▶ _PROBLEM STATEMENT_:
The required output is the block of lines from the line with "Convert this diagram to TikZ code." to the line with "(420,90) -- (655,90);", endpoints included and pictures omitted.

▶ _ITEMS_:

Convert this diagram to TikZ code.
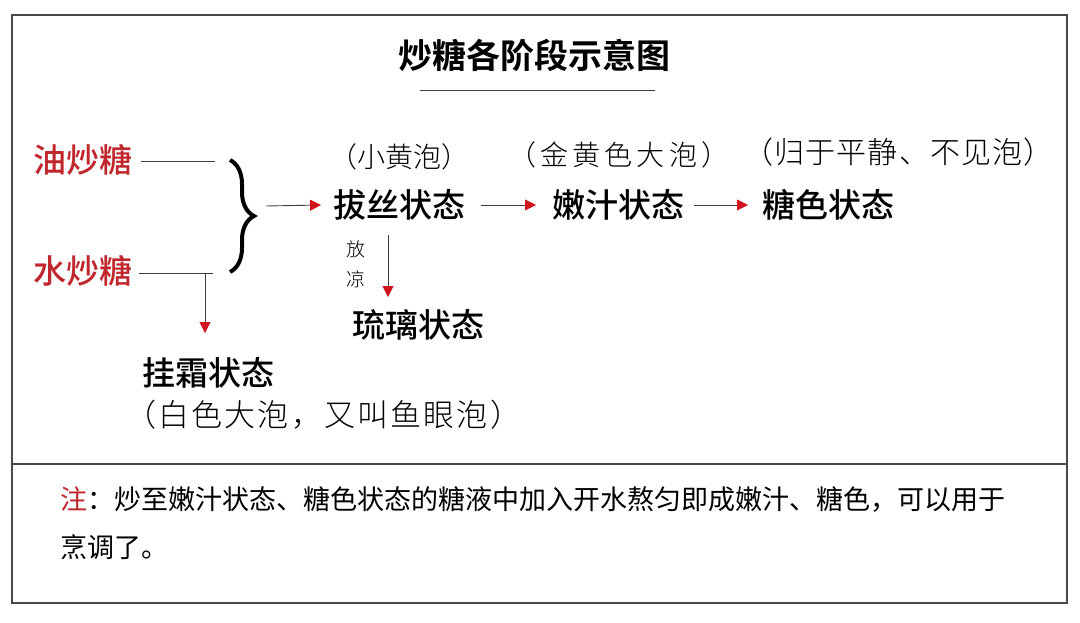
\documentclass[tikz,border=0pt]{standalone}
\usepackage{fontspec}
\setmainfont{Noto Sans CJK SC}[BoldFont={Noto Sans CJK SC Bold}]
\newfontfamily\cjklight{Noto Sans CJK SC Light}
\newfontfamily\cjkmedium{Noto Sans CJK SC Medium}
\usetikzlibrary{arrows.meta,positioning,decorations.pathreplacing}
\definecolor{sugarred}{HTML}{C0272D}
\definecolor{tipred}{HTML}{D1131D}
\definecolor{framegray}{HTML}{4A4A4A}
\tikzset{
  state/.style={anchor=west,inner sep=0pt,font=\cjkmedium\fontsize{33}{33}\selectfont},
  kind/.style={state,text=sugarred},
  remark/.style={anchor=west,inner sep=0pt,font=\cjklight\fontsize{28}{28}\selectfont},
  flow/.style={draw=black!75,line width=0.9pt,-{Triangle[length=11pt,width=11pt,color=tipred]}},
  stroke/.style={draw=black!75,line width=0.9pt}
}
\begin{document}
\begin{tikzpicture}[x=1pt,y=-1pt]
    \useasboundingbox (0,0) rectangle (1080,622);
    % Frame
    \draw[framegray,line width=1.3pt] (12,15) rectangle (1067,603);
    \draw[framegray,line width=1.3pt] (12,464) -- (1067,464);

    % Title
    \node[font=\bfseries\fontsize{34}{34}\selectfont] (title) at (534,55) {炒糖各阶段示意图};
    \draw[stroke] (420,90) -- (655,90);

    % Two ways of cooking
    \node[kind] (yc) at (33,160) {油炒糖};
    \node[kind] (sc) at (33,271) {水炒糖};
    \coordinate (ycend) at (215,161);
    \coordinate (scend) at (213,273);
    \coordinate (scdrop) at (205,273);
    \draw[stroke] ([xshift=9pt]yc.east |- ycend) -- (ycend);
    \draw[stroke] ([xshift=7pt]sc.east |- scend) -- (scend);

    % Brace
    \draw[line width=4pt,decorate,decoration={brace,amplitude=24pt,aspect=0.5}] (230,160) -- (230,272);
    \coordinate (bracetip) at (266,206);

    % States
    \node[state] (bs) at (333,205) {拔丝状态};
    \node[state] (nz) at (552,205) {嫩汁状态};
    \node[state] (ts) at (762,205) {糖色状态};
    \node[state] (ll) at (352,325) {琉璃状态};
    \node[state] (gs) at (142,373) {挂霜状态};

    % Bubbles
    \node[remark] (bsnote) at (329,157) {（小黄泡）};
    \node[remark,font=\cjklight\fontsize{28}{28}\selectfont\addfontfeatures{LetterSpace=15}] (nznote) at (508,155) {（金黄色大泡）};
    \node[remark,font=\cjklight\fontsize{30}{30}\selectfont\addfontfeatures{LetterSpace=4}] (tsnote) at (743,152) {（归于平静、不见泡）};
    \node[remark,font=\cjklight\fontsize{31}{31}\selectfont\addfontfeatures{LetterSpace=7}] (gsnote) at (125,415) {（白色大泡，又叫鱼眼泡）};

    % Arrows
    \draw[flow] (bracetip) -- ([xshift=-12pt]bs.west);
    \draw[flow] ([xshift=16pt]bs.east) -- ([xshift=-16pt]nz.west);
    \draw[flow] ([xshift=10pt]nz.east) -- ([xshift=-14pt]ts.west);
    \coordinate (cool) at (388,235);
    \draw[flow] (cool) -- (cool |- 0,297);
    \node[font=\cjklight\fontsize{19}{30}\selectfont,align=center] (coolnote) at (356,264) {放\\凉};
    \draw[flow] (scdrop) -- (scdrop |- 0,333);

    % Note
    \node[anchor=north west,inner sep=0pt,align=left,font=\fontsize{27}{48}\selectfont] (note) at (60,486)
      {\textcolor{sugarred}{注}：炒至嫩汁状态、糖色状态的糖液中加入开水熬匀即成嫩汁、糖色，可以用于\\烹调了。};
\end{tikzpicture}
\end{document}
...
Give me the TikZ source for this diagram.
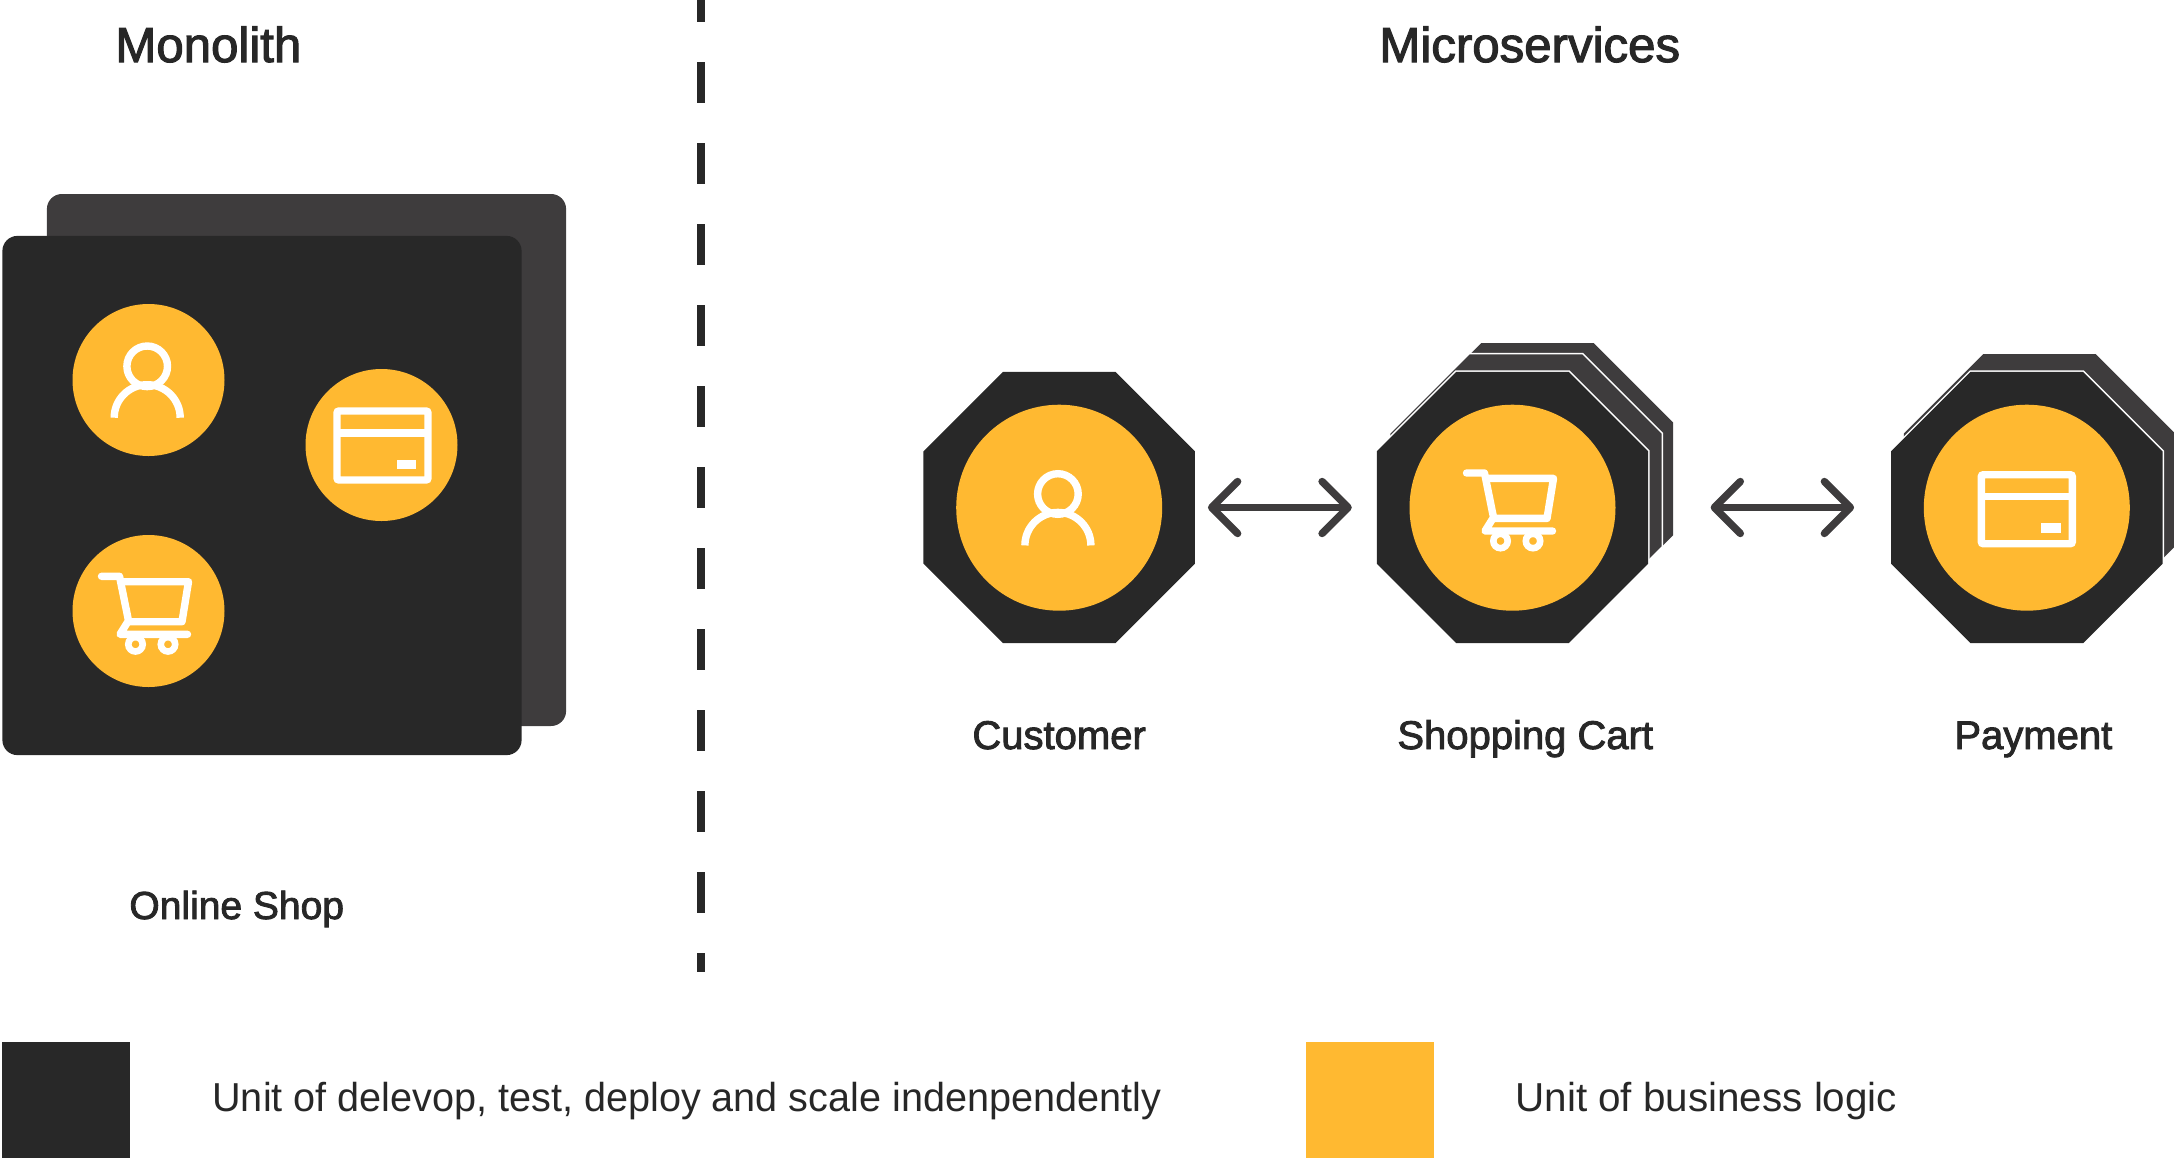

▶ _OUTPUT OF THE TASK_:
Convert this diagram to TikZ code.
\documentclass[tikz,border=0pt]{standalone}
\usepackage{fontspec}
\setmainfont{Noto Sans CJK SC}[BoldFont={Noto Sans CJK SC Bold}]
\newfontfamily\cjklight{Noto Sans CJK SC Light}
\newfontfamily\cjkmedium{Noto Sans CJK SC Medium}
\usetikzlibrary{arrows.meta,positioning,decorations.pathreplacing}
\definecolor{sugarred}{HTML}{C0272D}
\definecolor{tipred}{HTML}{D1131D}
\definecolor{framegray}{HTML}{4A4A4A}
\tikzset{
  state/.style={anchor=west,inner sep=0pt,font=\cjkmedium\fontsize{33}{33}\selectfont},
  kind/.style={state,text=sugarred},
  remark/.style={anchor=west,inner sep=0pt,font=\cjklight\fontsize{28}{28}\selectfont},
  flow/.style={draw=black!75,line width=0.9pt,-{Triangle[length=11pt,width=11pt,color=tipred]}},
  stroke/.style={draw=black!75,line width=0.9pt}
}
\begin{document}
\begin{tikzpicture}[x=1pt,y=-1pt]
    \useasboundingbox (0,0) rectangle (1080,622);
    % Frame
    \draw[framegray,line width=1.3pt] (12,15) rectangle (1067,603);
    \draw[framegray,line width=1.3pt] (12,464) -- (1067,464);

    % Title
    \node[font=\bfseries\fontsize{34}{34}\selectfont] (title) at (534,55) {炒糖各阶段示意图};
    \draw[stroke] (420,90) -- (655,90);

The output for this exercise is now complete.